Rudolf Steiner's Complete Works are edited in the Complete Editions, (Gesamtausgabe in german, abbreviated GA) based on the edition plan of 1961 and are divided in three sections:

I. Writings

- Works (GA 1-28)
- Collected Essays (GA 29-36)
- Letters, sayings, fragments (GA 38-45)

II. Lectures

- Public lectures (GA 51-84)
- Lectures to members of the Theosophical later
    Anthroposophical Society (GA 88-270)
- Lectures and courses on specific fields (GA 271-354)

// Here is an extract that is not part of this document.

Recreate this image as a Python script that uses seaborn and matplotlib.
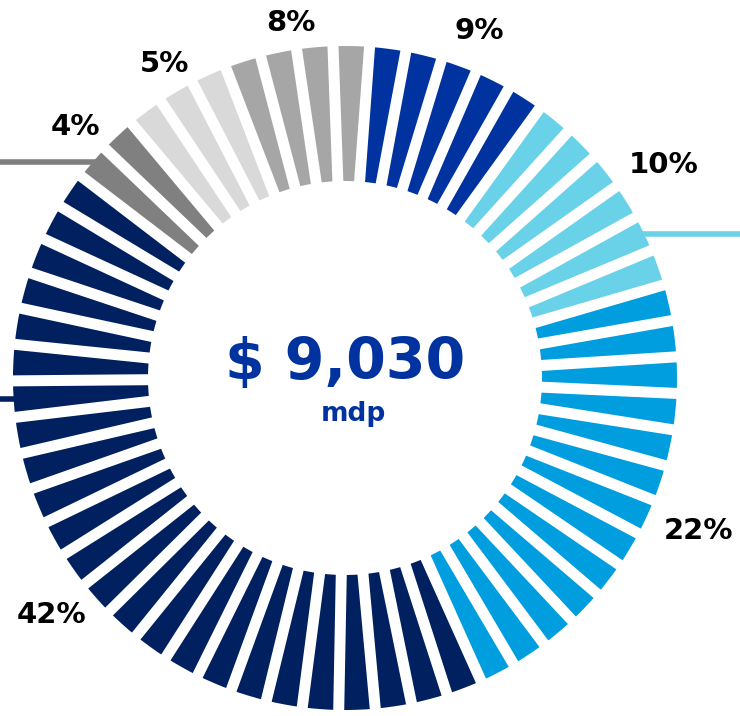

III. Reproductions and publications from the Artistic legacy

The Complete Works are published hitherto in 360 volumes, including a large part of the artistic works. The volumes which have not been published yet demand a special labour-intensive care, because of incomplete documentation or records difficult to order. 
The Complete Works are conceived as a Reading and Study Edition, accompanied by biographical, bibliographical and historical references to the text. It has come into being through decades of work with the most diverse text basis, very different editorial approaches and scopes.
Due to the fact that Rudolf Steiner gave his lectures speaking freely, there are no handwritten records of the lectures by himself, with exception of some scattered notes and sketches. Available are only written transcripts by the listeners (particularly in shorthand). The edited volumes of the Complete Works are therefore based on these written records and only very few lectures and publications have been reviewed by Rudolf Steiner. These editions, similar to other editions of philosophers (for ex. Aristotles' teachings or Hegel's lectures) are not written, respectively non-authorized texts by the author.

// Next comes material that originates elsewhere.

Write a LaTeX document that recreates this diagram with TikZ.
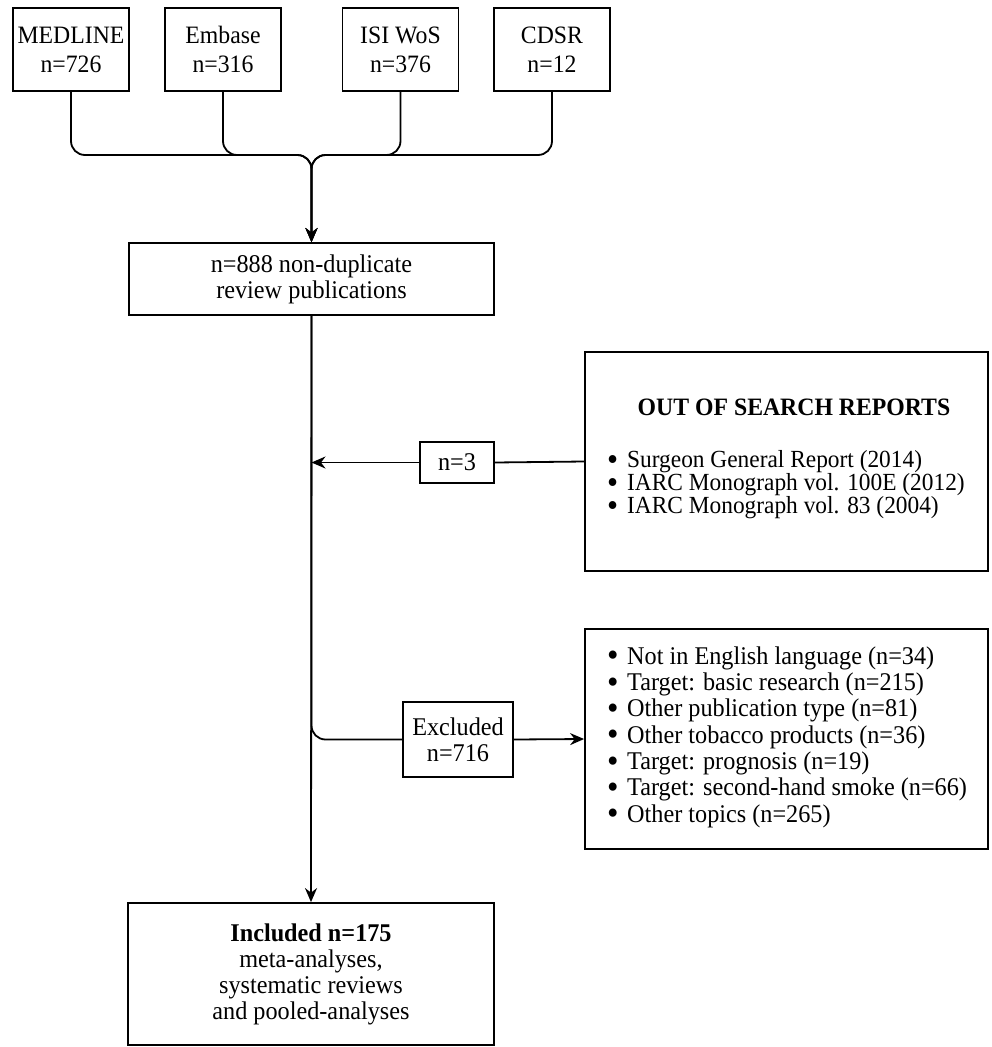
\documentclass[tikz,border=0pt]{standalone}
\usepackage{fontspec}
\setmainfont{Liberation Serif}[FakeStretch=0.95]
\usetikzlibrary{arrows.meta}

\tikzset{
  box/.style={draw, line width=1.8pt, align=center, inner sep=0pt},
  flow/.style={line width=1.8pt},
  arr/.style={flow, -{Stealth[length=14pt,width=12pt]}},
}

\newcommand\itm{\makebox[20pt][l]{\smash{\raisebox{-2.6pt}{\scalebox{1.35}{\textbullet}}}}}

\begin{document}
\begin{tikzpicture}[x=1pt, y=-1pt]

  \fontsize{25.5}{26}\selectfont

  \newcommand\YTOP{49.5};
  \newcommand\XMAIN{311.5};
  \newcommand\XRIGHT{786.5};

  \useasboundingbox (0,0) rectangle (992,1047);

  % databases
  \node[box, minimum width=116pt, minimum height=83pt, font=\fontsize{25}{29}\selectfont] (medline) at (71,\YTOP) {MEDLINE\\n=726};
  \node[box, minimum width=116pt, minimum height=83pt, font=\fontsize{25}{29}\selectfont] (embase) at (223,\YTOP) {Embase\\n=316};
  \node[box, minimum width=116pt, minimum height=83pt, font=\fontsize{25}{29}\selectfont] (isi) at (400.5,\YTOP) {ISI WoS\\n=376};
  \node[box, minimum width=116pt, minimum height=83pt, font=\fontsize{25}{29}\selectfont] (cdsr) at (552,\YTOP) {CDSR\\n=12};

  \node[box, minimum width=365pt, minimum height=72pt] (dedup) at (\XMAIN,279) {n=888 non-duplicate\\review publications};
  \coordinate (join) at (\XMAIN,155);

  \foreach \src in {medline,embase,isi,cdsr}
    \draw[arr, rounded corners=14pt] (\src.south) |- (join) -- (dedup.north);

  % out of search
  \node[box, minimum width=403pt, minimum height=219pt] (oos) at (\XRIGHT,461.5) {};
  \node[font=\fontsize{25}{26}\bfseries] (oostitle) at (794,407) {OUT OF SEARCH REPORTS};
  \node[anchor=west, align=left, inner sep=0pt, font=\fontsize{24.6}{23}\selectfont] (ooslist) at (607,485)
    {\itm Surgeon General Report (2014)\\
     \itm IARC Monograph vol. 100E (2012)\\
     \itm IARC Monograph vol. 83 (2004)};

  \node[box, minimum width=74pt, minimum height=41pt] (nthree) at (457,462.5) {n=3};
  \draw[flow] (oos.west) -- (nthree.east);
  \draw[arr] (nthree.west) -- (nthree.west -| dedup.south);

  % exclusions
  \node[box, minimum width=110pt, minimum height=75pt] (excl) at (458,739.5) {Excluded\\n=716};
  \node[box, minimum width=403pt, minimum height=220pt] (reasons) at (\XRIGHT,739) {};
  \node[anchor=west, align=left, inner sep=0pt, font=\fontsize{25.5}{26.3}\selectfont] (reaslist) at (607,737)
    {\itm Not in English language (n=34)\\
     \itm Target: basic research (n=215)\\
     \itm Other publication type (n=81)\\
     \itm Other tobacco products (n=36)\\
     \itm Target: prognosis (n=19)\\
     \itm Target: second-hand smoke (n=66)\\
     \itm Other topics (n=265)};

  \draw[flow, rounded corners=14pt] (dedup.south) |- (excl.west);
  \draw[arr] (excl.east) -- (reasons.west);

  % included
  \node[box, minimum width=366pt, minimum height=142pt] (incl) at (311,974)
    {\textbf{Included n=175}\\meta-analyses,\\systematic reviews\\and pooled-analyses};
  \draw[arr] (dedup.south) -- (incl.north);

\end{tikzpicture}
\end{document}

The Rudolf Steiner Verlag (Publishing Press) and the Rudolf Steiner Archive are committed to mantain the works permanently available. Volumes out of print are, as far as possible, continuously reprinted. This is ocassionally associated with great efforts, specially in the case of volumes of lectures. In some cases, a reissue of a volume implies comparing again the text with new text basis, that perhaps only recently became accessible or which has been newly received in the Archive. In some particular cases, it is necessary a partial or complete new transcription from the original stenograms. The elaborations and additions which are part of the references accompanying every volume require wide and time-consuming researches.